Везти пациентов намеревались именно на грузовиках, потому что железные дороги были перегружены; к тому же их постоянно бомбили.
Услышав об эвакуации, Ромашов похолодел.
Уехать в Горький? Или даже в Горьковскую область?! Да это смерти подобно. Как оттуда выбраться в Москву? Все его надежды рушатся…
И вдруг, в минуту полного отчаяния и ужаса, Ромашова озарило: да ведь это его шанс! Вот и настал тот момент, когда он сможет убежать! Во время погрузки!
Он затаился и ждал удобного мгновения. Больные стояли в колоннах на обочине дороги под охраной санитаров.
Ромашов взглянул в небо. Нет, на чудеса и появление бомбардировщиков рассчитывать не приходится. Надеяться нужно только на себя.
Он внимательно присматривался к тому, что происходит, как идет посадка. Это оказалось делом очень хлопотным, потому что многие пациенты боялись подниматься в высокие крытые кузова, их приходилось подсаживать, подталкивать, а иных запихивать туда чуть ли не силком. Дело осложнялось еще и тем, что всем выдали сухой паек: хлеб, который все убрали в самодельные «сидоры» – вещевые мешки, сделанные из наволочек, перевязанных веревками, – и некоторые пациенты, перенервничав, накинулись на хлеб и лихорадочно поедали его, думать не думая о предстоящей долгой дороге.
Спохватившись, санитары принялись отнимать этот хлеб, чтобы выдавать его на привалах, и суматоха, которая поднялась из-за этого, грозила вовсе сорвать эвакуацию.
Ромашов понял, что ждать больше нельзя.
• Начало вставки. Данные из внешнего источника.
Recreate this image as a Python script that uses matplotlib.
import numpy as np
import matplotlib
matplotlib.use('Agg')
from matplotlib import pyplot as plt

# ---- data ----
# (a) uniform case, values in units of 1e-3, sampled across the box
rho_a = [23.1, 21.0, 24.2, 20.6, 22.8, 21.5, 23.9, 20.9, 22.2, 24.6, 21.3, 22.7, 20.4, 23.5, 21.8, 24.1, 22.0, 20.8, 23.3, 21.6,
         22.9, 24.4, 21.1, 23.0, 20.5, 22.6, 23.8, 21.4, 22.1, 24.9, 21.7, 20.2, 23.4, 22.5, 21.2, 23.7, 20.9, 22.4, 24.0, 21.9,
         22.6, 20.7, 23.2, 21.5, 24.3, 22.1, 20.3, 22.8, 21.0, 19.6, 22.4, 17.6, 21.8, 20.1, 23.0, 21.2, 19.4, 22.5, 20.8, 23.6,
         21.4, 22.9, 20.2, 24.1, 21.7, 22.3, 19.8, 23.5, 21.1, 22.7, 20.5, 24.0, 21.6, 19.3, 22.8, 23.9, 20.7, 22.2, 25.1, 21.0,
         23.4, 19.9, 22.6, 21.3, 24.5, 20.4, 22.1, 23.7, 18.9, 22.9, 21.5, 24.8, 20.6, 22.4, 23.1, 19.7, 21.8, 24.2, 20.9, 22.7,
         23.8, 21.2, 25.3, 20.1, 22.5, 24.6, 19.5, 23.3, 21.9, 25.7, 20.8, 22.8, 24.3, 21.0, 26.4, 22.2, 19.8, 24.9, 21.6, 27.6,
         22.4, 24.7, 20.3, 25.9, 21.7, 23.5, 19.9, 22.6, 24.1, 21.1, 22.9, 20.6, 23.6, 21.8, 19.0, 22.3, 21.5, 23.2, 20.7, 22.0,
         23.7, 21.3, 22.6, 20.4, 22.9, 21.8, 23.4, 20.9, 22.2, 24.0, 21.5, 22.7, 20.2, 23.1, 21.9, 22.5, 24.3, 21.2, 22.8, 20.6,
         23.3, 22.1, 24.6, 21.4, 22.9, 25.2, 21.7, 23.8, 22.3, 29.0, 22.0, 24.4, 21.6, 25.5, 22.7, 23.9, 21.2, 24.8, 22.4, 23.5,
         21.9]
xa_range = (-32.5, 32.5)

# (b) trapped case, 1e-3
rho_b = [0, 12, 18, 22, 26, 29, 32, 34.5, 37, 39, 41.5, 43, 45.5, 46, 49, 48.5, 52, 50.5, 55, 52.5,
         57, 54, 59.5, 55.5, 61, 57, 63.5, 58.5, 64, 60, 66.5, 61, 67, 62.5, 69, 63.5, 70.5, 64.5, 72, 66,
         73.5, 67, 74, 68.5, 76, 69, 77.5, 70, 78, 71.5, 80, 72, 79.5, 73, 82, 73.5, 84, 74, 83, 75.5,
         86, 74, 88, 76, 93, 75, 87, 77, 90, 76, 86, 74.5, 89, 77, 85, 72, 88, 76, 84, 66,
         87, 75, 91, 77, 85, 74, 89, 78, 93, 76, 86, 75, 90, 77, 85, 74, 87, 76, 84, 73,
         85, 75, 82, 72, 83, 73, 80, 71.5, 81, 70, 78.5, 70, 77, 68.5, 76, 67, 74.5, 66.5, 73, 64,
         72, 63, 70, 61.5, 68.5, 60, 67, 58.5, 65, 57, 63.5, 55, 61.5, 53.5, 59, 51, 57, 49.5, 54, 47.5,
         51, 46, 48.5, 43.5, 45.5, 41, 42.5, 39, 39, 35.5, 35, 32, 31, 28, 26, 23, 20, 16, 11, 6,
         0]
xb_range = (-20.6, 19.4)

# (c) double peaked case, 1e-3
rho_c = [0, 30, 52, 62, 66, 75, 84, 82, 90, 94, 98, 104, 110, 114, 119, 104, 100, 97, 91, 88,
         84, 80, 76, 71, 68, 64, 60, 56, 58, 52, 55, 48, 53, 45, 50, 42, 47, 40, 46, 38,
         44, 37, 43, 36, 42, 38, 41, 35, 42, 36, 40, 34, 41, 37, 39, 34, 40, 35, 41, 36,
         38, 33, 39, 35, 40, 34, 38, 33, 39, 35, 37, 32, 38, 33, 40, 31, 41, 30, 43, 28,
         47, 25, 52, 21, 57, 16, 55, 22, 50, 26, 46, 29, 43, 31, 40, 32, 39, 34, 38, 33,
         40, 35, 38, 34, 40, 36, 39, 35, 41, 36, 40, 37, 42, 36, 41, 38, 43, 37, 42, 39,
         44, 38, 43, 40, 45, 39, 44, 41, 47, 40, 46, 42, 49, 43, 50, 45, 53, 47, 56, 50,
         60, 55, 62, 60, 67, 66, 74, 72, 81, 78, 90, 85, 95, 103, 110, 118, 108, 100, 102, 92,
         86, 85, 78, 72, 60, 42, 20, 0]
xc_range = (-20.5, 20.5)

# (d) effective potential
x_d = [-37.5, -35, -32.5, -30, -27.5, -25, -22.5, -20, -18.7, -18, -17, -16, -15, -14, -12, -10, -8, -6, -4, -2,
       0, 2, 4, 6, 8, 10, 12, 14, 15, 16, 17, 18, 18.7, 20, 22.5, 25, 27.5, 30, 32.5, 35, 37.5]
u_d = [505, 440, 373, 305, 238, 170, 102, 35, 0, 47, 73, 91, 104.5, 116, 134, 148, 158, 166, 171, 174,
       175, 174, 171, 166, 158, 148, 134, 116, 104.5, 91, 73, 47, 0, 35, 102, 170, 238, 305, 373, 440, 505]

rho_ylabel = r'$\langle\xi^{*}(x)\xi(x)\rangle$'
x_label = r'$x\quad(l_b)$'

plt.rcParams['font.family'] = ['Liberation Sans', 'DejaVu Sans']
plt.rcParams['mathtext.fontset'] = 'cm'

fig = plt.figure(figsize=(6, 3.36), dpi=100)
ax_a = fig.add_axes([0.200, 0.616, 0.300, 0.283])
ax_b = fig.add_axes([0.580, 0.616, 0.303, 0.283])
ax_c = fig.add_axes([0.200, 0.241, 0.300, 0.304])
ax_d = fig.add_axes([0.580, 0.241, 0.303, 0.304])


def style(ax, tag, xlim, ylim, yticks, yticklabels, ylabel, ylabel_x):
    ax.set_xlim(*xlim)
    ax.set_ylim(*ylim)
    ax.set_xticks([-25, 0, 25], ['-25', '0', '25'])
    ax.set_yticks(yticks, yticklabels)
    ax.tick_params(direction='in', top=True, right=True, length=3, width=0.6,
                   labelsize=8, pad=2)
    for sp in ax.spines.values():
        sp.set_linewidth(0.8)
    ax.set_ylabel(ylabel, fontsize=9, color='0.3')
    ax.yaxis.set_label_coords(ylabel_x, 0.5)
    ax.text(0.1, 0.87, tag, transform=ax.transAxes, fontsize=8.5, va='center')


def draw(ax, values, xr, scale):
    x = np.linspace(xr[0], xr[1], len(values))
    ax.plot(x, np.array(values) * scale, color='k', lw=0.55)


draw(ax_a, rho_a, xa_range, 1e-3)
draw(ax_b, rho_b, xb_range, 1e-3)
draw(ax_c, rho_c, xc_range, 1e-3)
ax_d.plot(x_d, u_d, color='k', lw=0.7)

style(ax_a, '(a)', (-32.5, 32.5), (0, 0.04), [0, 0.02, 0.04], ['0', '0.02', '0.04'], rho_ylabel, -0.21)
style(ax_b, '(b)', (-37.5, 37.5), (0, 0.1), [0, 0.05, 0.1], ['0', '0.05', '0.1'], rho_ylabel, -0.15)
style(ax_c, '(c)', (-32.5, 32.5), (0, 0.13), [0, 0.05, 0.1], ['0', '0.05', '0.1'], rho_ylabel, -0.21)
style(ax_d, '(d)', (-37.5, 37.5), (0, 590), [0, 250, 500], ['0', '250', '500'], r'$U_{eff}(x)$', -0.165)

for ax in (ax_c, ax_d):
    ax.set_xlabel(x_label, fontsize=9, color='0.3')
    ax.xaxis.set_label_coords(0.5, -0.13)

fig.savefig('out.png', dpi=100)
Воспользовавшись тем, что все внимание привлечено к потасовке больных и санитаров, он выскользнул из колонны и в два прыжка вернулся в здание больницы. Сейчас он ничем не рисковал: если заметят, то всего лишь отправят обратно в строй.
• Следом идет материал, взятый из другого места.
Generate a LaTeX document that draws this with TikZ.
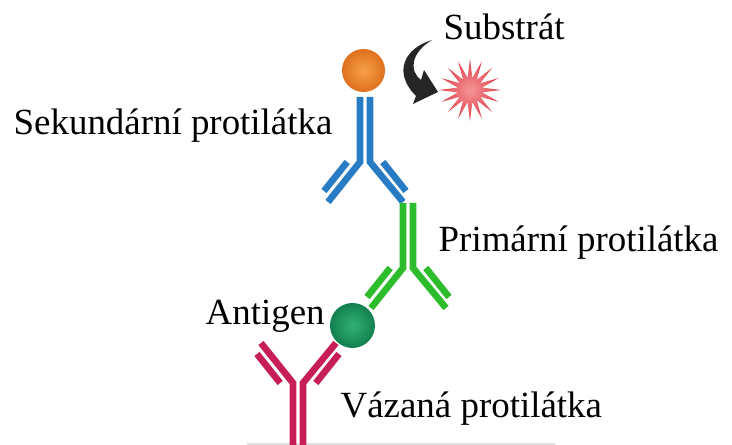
\documentclass[tikz,border=0pt]{standalone}
\usepackage{fontspec}
\setmainfont{Liberation Serif}
\usetikzlibrary{shapes.geometric}

\definecolor{abblue}{RGB}{40,124,196}
\definecolor{abgreen}{RGB}{44,188,44}
\definecolor{abred}{RGB}{200,30,88}

\begin{document}
\begin{tikzpicture}[
    label/.style={anchor=base west,inner sep=0pt,font=\fontsize{10.5}{12}\selectfont},
    chain/.style={line width=1.9pt,line cap=butt,line join=miter},
    antibody/.pic={
        \draw[chain] (-0.05,0.65) -- (-0.05,0) -- (-0.37,-0.40);
        \draw[chain] (0.05,0.65) -- (0.05,0) -- (0.38,-0.40);
        \draw[chain] (-0.178,0) -- (-0.41,-0.29);
        \draw[chain] (0.178,0) -- (0.41,-0.29);
    }]
            \useasboundingbox (0,0) rectangle (7.32,4.45);

            % surface
            \draw[gray!25,line width=0.6pt] (2.47,0.01) -- (5.55,0.01);

            % antibodies
            \pic[color=abblue] at (3.65,2.83) {antibody};
            \pic[color=abgreen] at (4.08,1.77) {antibody};
            \pic[color=abred,yscale=-1] at (2.98,0.62) {antibody};

            % enzyme, substrate, antigen
            \node[circle,minimum size=0.43cm,inner sep=0pt,
                  inner color={rgb,255:red,246;green,160;blue,72},
                  outer color={rgb,255:red,222;green,112;blue,30}] (enzyme) at (3.635,3.745) {};
            \node[star,star points=16,star point ratio=2.5,minimum size=0.62cm,inner sep=0pt,
                  inner color={rgb,255:red,245;green,150;blue,150},
                  outer color={rgb,255:red,222;green,62;blue,76}] (substrate) at (4.70,3.55) {};
            \node[circle,minimum size=0.45cm,inner sep=0pt,
                  inner color={rgb,255:red,50;green,178;blue,116},
                  outer color={rgb,255:red,18;green,128;blue,78}] (antigen) at (3.525,1.195) {};

            % reaction arrow
            \fill[black!85] (4.32,4.05) .. controls (4.05,3.97) and (3.92,3.73) .. (4.16,3.49)
                -- (4.13,3.41) -- (4.38,3.53) -- (4.24,3.75) -- (4.21,3.65)
                .. controls (4.08,3.75) and (4.12,3.93) .. (4.32,4.05);

            \node[label] (substr) at (4.43,4.05) {Substrát};
            \node[label] (sekund) at (0.13,3.10) {Sekundární protilátka};
            \node[label] (primar) at (4.38,1.93) {Primární protilátka};
            \node[label] (antig) at (2.05,1.20) {Antigen};
            \node[label] (vazana) at (3.40,0.27) {Vázaná protilátka};
            \end{tikzpicture}
\end{document}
Однако повезло: больница оказалась пуста.
Ромашов спустился в подвал и кинулся к кладовой, где хранились вещи больных. Сейчас они были увязаны в большие мешки, их должны были вынести и погрузить в отдельный грузовик вместе с больничной документацией – в последнюю очередь, когда колонна машин с пациентами уже тронется в путь.
Искать свою одежду было бессмысленно, да и не помнил Ромашов, во что был одет, когда столкнулся с Панкратовым. Точно, что не в форму, вот и все, что застряло в памяти. Форму он не любил, поэтому надевал редко, только уж когда не обойтись было без этого… Ну, теперь ему, возможно, уже никогда ее не надеть!
Развязал первый попавшийся мешок и напялил на себя более или менее подходящее по размеру исподнее, брюки, рубашку, пиджак, шапку и короткое пальто. Затем нашел в другом мешке ботинки, которые пришлись по ноге, и обулся, сначала разорвав на портянки больничные бязевые штаны от пижамы.
Он буквально физически ощущал, как летит время. В любую минуту в подвал мог кто-то войти, однако Ромашов не слишком об этом беспокоился. Он нашел в углу небольшой ломик и воспринял эту находку как подарок судьбы. Кто бы ни попытался ему мешать, он был готов убить этого человека. Ему уже приходилось убивать, так что он справится.